I remember experiencing this first-hand, many Saturdays of my youth. I’d happily return home from town with a copy of Age of Empires or Warcraft, and pop it into the disk drive of my machine running Windows 98. Often, the install would be stuck at 30% for an hour before rushing up to 95% and sitting there for what felt like forever.
The installation process followed Windows’ advice perfectly: It had no idea as to the transfer rate from CD to HDD. It didn’t even know the size of the files it was transferring. All it knew was it that it had transferring 300 out of 1000 files, so that must mean 30%.
These 300 files could be tiny textures and sound snippets that took less than a minute to transfer. The remaining 700 could each be ten times bigger than the whole block so far. The bursts of progress and long lulls made me extremely anxious that the game I’ve been excited for all week might seize up on me and give me some shocking, irrevocable error. It all comes down to the Windows motto: When in doubt, stick a randomly incrementing progress bar on the thing to shut ‘em up.
Joking and childhood frustrations aside, inaccurate progress bars are hardly a cardinal sin. It’s true that percentage-based progress bars improved Microsoft’s UX, because my god are the indeterminate ones frustrating…
In his 1985 paper The Importance of Percent-Done Progress Indicators for Computer-Human Interfaces, Brad A. Myers talks about progress bars — along with some quaint examples like a thermometer-style bar — as a way to reduce user anxiety.

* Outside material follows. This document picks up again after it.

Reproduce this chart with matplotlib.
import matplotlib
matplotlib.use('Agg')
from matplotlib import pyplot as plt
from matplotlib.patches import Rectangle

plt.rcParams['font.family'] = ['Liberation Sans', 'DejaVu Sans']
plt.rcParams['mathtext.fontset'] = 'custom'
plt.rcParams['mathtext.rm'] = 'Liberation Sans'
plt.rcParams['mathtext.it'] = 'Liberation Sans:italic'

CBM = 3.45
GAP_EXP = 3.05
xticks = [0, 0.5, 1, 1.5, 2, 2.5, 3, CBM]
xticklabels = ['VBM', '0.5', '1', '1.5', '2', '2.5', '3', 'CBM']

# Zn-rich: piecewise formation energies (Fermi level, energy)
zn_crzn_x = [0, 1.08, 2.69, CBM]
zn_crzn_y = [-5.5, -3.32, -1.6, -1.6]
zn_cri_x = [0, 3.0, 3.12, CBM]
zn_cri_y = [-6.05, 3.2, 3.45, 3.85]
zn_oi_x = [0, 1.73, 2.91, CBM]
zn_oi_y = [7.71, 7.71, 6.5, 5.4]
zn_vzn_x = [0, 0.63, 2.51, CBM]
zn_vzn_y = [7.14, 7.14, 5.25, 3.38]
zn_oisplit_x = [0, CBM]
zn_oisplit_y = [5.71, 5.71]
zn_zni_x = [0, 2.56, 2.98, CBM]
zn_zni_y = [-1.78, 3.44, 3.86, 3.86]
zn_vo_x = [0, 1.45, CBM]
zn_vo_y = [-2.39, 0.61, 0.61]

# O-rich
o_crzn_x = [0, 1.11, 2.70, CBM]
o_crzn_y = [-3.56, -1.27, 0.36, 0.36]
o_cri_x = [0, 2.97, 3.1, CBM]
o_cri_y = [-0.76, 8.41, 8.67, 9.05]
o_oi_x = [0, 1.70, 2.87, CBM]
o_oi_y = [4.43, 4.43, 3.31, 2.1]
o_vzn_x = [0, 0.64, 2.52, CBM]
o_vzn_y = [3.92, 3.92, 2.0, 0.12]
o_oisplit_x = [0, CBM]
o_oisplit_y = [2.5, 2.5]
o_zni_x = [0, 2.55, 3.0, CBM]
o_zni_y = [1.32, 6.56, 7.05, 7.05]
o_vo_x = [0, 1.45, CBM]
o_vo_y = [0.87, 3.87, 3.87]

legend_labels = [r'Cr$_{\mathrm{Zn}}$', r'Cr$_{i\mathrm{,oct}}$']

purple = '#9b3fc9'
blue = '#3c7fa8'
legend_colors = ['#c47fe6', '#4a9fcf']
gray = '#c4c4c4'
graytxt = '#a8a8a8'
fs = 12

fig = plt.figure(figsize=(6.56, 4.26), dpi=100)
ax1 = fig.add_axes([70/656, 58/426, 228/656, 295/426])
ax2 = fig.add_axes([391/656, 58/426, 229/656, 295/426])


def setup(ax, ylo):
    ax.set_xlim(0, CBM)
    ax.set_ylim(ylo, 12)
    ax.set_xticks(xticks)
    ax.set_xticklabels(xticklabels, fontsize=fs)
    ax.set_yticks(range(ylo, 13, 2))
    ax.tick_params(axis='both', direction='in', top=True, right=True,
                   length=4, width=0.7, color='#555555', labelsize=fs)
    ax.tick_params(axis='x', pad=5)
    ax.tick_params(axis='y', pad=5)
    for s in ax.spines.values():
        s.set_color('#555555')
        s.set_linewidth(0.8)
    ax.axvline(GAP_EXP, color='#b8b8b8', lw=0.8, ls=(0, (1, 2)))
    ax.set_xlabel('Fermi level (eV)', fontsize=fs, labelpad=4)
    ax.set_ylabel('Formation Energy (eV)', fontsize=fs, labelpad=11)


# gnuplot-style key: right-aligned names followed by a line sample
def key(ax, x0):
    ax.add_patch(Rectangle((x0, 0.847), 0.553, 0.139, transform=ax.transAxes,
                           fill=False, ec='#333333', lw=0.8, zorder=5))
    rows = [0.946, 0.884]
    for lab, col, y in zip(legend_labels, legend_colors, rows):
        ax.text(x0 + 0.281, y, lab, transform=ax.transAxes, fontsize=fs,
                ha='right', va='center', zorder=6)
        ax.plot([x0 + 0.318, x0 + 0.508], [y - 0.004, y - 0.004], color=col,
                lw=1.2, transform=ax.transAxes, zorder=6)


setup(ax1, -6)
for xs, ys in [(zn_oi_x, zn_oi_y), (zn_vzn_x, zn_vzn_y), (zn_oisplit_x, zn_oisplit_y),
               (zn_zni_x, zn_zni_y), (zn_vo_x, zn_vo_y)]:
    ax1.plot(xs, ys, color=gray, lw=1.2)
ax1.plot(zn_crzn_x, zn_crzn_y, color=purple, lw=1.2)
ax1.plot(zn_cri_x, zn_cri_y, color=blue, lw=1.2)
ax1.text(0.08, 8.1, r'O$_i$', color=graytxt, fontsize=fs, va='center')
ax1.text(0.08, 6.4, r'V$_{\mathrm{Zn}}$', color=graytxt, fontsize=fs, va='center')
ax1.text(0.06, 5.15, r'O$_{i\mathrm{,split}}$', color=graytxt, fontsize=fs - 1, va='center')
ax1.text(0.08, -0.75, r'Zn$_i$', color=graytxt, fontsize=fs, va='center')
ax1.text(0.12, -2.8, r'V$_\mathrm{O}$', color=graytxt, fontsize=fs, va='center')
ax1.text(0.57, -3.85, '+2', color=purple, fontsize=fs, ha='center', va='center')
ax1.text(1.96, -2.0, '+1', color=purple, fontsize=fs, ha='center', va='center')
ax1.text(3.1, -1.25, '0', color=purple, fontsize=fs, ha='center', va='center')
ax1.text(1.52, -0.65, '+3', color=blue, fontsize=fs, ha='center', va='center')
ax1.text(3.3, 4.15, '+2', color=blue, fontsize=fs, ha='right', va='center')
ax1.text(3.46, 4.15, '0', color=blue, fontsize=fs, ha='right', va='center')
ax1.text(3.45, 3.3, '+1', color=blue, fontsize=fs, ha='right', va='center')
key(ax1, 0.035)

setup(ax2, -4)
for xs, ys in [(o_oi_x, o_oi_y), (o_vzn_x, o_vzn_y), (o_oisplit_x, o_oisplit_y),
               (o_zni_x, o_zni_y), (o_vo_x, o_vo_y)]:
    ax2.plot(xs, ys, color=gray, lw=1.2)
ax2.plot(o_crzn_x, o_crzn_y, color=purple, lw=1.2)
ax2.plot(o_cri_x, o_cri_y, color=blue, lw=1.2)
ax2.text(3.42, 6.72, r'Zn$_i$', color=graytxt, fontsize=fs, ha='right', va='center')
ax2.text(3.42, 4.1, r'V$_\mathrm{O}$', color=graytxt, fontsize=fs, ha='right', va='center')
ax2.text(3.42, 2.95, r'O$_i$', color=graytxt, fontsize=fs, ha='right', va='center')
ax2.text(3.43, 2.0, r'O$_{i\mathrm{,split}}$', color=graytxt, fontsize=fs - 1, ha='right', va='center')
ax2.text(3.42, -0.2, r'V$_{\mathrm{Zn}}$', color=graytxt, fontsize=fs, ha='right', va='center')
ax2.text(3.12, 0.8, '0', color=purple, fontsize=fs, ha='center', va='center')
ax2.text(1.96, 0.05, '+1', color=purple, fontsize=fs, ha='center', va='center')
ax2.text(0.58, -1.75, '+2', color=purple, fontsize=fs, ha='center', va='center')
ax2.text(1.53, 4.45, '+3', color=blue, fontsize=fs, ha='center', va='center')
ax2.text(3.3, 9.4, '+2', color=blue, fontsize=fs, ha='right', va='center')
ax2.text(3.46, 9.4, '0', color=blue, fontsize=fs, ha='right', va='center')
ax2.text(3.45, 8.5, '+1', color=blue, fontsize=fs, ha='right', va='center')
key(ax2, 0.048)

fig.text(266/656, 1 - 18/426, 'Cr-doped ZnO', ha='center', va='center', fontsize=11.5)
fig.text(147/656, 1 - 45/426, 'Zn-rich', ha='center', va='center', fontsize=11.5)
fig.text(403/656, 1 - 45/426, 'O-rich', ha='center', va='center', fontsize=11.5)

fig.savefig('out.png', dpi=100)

“Even with supposedly interactive computer systems that may have “easy-to-use” interfaces with menus, icons or whatever, the user will still be faced with periods when the computer has not finished processing a request. […] If there is an indication of progress, however, or if the user knows a priori how long the task will take, then the time can be used in some productive manner. This lowering of the users’ anxiety is an important benefit of progress indicators.”

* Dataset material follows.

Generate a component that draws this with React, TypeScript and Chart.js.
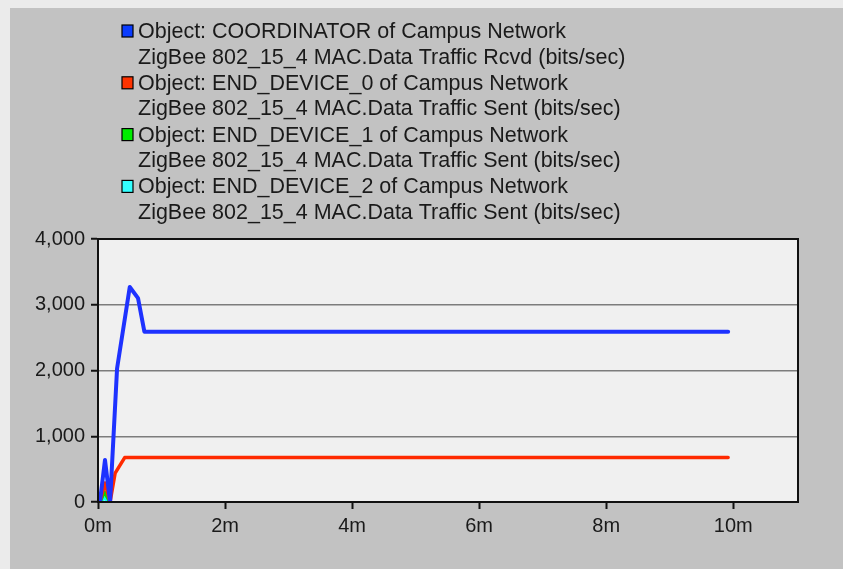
import React, { useEffect, useRef } from "react";
import { Chart, registerables } from "chart.js";

Chart.register(...registerables);

// ---- data (time in minutes, values in bits/sec) ----
const BLUE_T = [0.03, 0.11, 0.19, 0.3, 0.5, 0.63, 0.73, 9.92];
const BLUE_V = [0, 640, 0, 2030, 3270, 3100, 2590, 2590];
const RED_T = [0.03, 0.11, 0.19, 0.27, 0.42, 9.92];
const RED_V = [0, 290, 0, 440, 675, 675];
const GREEN_T = [0.03, 0.1, 0.19];
const GREEN_V = [0, 150, 0];
const CYAN_T = [0.03, 0.1, 0.19];
const CYAN_V = [0, 60, 0];

const LEGEND_LINE1 = [
  "Object: COORDINATOR of Campus Network",
  "Object: END_DEVICE_0 of Campus Network",
  "Object: END_DEVICE_1 of Campus Network",
  "Object: END_DEVICE_2 of Campus Network",
];
const LEGEND_LINE2 = [
  "ZigBee 802_15_4 MAC.Data Traffic Rcvd (bits/sec)",
  "ZigBee 802_15_4 MAC.Data Traffic Sent (bits/sec)",
  "ZigBee 802_15_4 MAC.Data Traffic Sent (bits/sec)",
  "ZigBee 802_15_4 MAC.Data Traffic Sent (bits/sec)",
];
const LINE_COLORS = ["#1e32ff", "#ff2a00", "#00dd00", "#00ffff"];
const SWATCH_COLORS = ["#0a3cff", "#ff3300", "#00ee00", "#33ffff"];

const Y_TICKS = [0, 1000, 2000, 3000, 4000];
const X_TICKS = [0, 2, 4, 6, 8, 10];
const X_MAX = 11.02;

const toXY = (t: number[], v: number[]) => t.map((x, i) => ({ x, y: v[i] }));

const FONT = '"Liberation Sans", Arial, sans-serif';

const backgroundPlugin = {
  id: "bgPanel",
  beforeDraw(chart: any) {
    const { ctx, width, height, chartArea } = chart;
    ctx.save();
    ctx.fillStyle = "#ebebeb";
    ctx.fillRect(0, 0, width, height);
    ctx.fillStyle = "#c2c2c2";
    ctx.fillRect(10, 8, width - 10, height - 8);
    ctx.fillStyle = "#f0f0f0";
    ctx.fillRect(chartArea.left, chartArea.top, chartArea.right - chartArea.left, chartArea.bottom - chartArea.top);
    ctx.restore();
  },
  afterDraw(chart: any) {
    const { ctx, chartArea } = chart;
    ctx.save();
    ctx.strokeStyle = "#111";
    ctx.lineWidth = 2;
    ctx.strokeRect(chartArea.left, chartArea.top, chartArea.right - chartArea.left, chartArea.bottom - chartArea.top);
    // legend
    ctx.font = "22px " + FONT;
    ctx.textBaseline = "middle";
    const sx = 428 / ctx.measureText(LEGEND_LINE1[0]).width;
    LEGEND_LINE1.forEach((l1, i) => {
      const y1 = 31 + i * 51.8;
      const y2 = y1 + 25.5;
      ctx.fillStyle = SWATCH_COLORS[i];
      ctx.fillRect(122, y1 - 6, 11, 12);
      ctx.strokeStyle = "#000";
      ctx.lineWidth = 1.2;
      ctx.strokeRect(122, y1 - 6, 11, 12);
      ctx.fillStyle = "#1a1a1a";
      ctx.save();
      ctx.translate(138, y1 + 1);
      ctx.scale(sx, 1);
      ctx.fillText(l1, 0, 0);
      ctx.restore();
      ctx.save();
      ctx.translate(138, y2 + 1);
      ctx.scale(sx, 1);
      ctx.fillText(LEGEND_LINE2[i], 0, 0);
      ctx.restore();
    });
    ctx.restore();
  },
};

export default function App() {
  const ref = useRef<HTMLCanvasElement | null>(null);
  useEffect(() => {
    if (!ref.current) return;
    const series = [
      toXY(BLUE_T, BLUE_V),
      toXY(RED_T, RED_V),
      toXY(GREEN_T, GREEN_V),
      toXY(CYAN_T, CYAN_V),
    ];
    const chart = new Chart(ref.current, {
      type: "line",
      data: {
        datasets: series.map((d, i) => ({
          label: LEGEND_LINE1[i],
          data: d,
          borderColor: LINE_COLORS[i],
          backgroundColor: LINE_COLORS[i],
          borderWidth: i === 0 ? 4 : 3.5,
          pointRadius: 0,
          tension: 0,
          fill: false,
          borderJoinStyle: "round" as const,
          borderCapStyle: "round" as const,
        })),
      },
      options: {
        responsive: false,
        animation: false,
        layout: { padding: { top: 239, right: 45, left: 0, bottom: 0 } },
        plugins: { legend: { display: false }, tooltip: { enabled: false } },
        scales: {
          x: {
            type: "linear",
            min: 0,
            max: X_MAX,
            afterBuildTicks: (scale: any) => {
              scale.ticks = X_TICKS.map((v) => ({ value: v }));
            },
            afterFit: (scale: any) => {
              scale.height = 67;
            },
            ticks: {
              callback: (v: any) => v + "m",
              font: { family: FONT, size: 20 },
              color: "#1a1a1a",
              padding: 5,
              maxRotation: 0,
              autoSkip: false,
            },
            grid: {
              drawOnChartArea: false,
              drawTicks: true,
              tickLength: 7,
              tickColor: "#111",
              tickWidth: 2,
            },
            border: { display: true, color: "#111", width: 2 },
          },
          y: {
            type: "linear",
            min: 0,
            max: 4000,
            afterBuildTicks: (scale: any) => {
              scale.ticks = Y_TICKS.map((v) => ({ value: v }));
            },
            afterFit: (scale: any) => {
              scale.width = 98;
            },
            ticks: {
              callback: (v: any) => Number(v).toLocaleString("en-US"),
              font: { family: FONT, size: 20 },
              color: "#1a1a1a",
              padding: 6,
            },
            grid: {
              color: (c: any) =>
                c.tick && (c.tick.value === 0 || c.tick.value === 4000) ? "rgba(0,0,0,0)" : "#7c7c7c",
              lineWidth: 1.5,
              drawTicks: true,
              tickLength: 7,
              tickColor: "#111",
              tickWidth: 2,
            },
            border: { display: true, color: "#111", width: 2 },
          },
        },
      },
      plugins: [backgroundPlugin],
    });
    return () => chart.destroy();
  }, []);
  return (
    <div style={{ position: "fixed", left: 0, top: 0, width: 843, height: 569 }}>
      <canvas ref={ref} width={843} height={569} style={{ display: "block" }} />
    </div>
  );
}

So, it makes sense that Windows opted for a percent-done bar even if the percent done is pretty much a lie. It’s in the best interest of the user.
The beneficial illusion of slow loading: “We thought long and hard about your request”
Computers can process huge datasets in milliseconds, but users can find that difficult to believe, especially under certain circumstances.
With software becoming more and more human, we expect it to stop and think before it gives us an accurate answer. We’re used to meaningful thought — or even older software — taking its time to process requests so when an action happens too quickly, users can end up feeling like the computer has overlooked something.
I found a recent example of this in a Fast Company piece on Facebook’s security checkup. The check appears to take many times longer than it actually does, because Facebook users would obviously not want their account security to be taken lightly, and having some dialog box rapidly flashing up “DONE!” feels a bit like taking it lightly.
So, instead, Facebook’s UX team designed a box where the progress indicators have about as much truth as the loading screen of The Sims:
Yes, Facebook is checking your posts about as much as Sims is disguising outdoor stereos.
We want a computer to put time and perceived effort into sensitive topics like security, but possibly the most sensitive topic of all is money.
Ever noticed how sites like Last Minute take time to crunch the numbers when they’re calculating the best deals for you? Regardless of the amount of queries and filters the site really has to process can’t possibly be so vast it takes longer than Google does to load results from every indexed website in the world. The point is that it gives you the illusion that it was trying really hard to save you money.
It all comes down to trust. I remember seeing a scene in Gilmore Girls where a disgruntled customer calls to check for vacant rooms and is upset when the receptionist tells them ‘no’ instantly without giving them the illusion that they’ve checked.
Funnily enough, even though we understand that computers and humans work differently, sometimes we want them to appear that they work the same way.
The illusion of speed
There are situations when waiting brings us no reassurance or psychological benefits, like when we just want to get to our damn data and don’t care about whether we trust that app’s ability to search or process thoroughly.
A great example — both because it’s well documented and executed — is Trello, who create exceptional user experiences.
In 2014, a developer at Trello’s creators, Fog Creek Software, dedicated an entire week to reducing the loading time of a Trello board. Starting at a lumbering 8 seconds, he tried to cut it down by at least 1 second every day.
He made slow progress at first; reducing CSS and making small aesthetic tweaks. Four days into the experiment, he made a breakthrough.
By loading elements in layers, starting with the top layer first, it gave the illusion of fast loading. In one day, he’d cut the loading time down by 5 seconds.
For all intents and purposes, the board does load, but the content in the cards is loaded later on demand. Instead of forcing the browser to load the entire board and all of its information at once, he implemented something called progressive rendering.
When you move a card in Trello, it’s designed to show you that the card has been moved instantly, but the request is still processing in the background. It only fails in cases of bad connectivity or some other rare case, so it’s safe to show users that illusion 99.9% of the time.
If you go to a Trello board and open a card, you’ll notice that it loads in chunks. The frame, then the images and comments. By loading the most vital information first, it gives users the illusion of a snappy loading time, even when what’s happening is that you’re seeing a half-loaded screen.
95% Complete
In writing this piece, I’ve realized there’s a lot more to loading time and progress bars than meets the eye. Progress bars were first conceived of in pre-production software, where activity would be printed to the console so the developers could see the last operation before the software crashed. Consumers didn’t need to see this, and there wasn’t much emphasis on UX back then, so it was removed before it shipped.
As it turns out, no one likes being kept in the dark, the computer silently doing inscrutable binary stuff while you worry that it’s crashed. In Myers’ first progress bar experiment, it showed that 86% of people preferred progress bars.
I guess that applies to fake ones, too.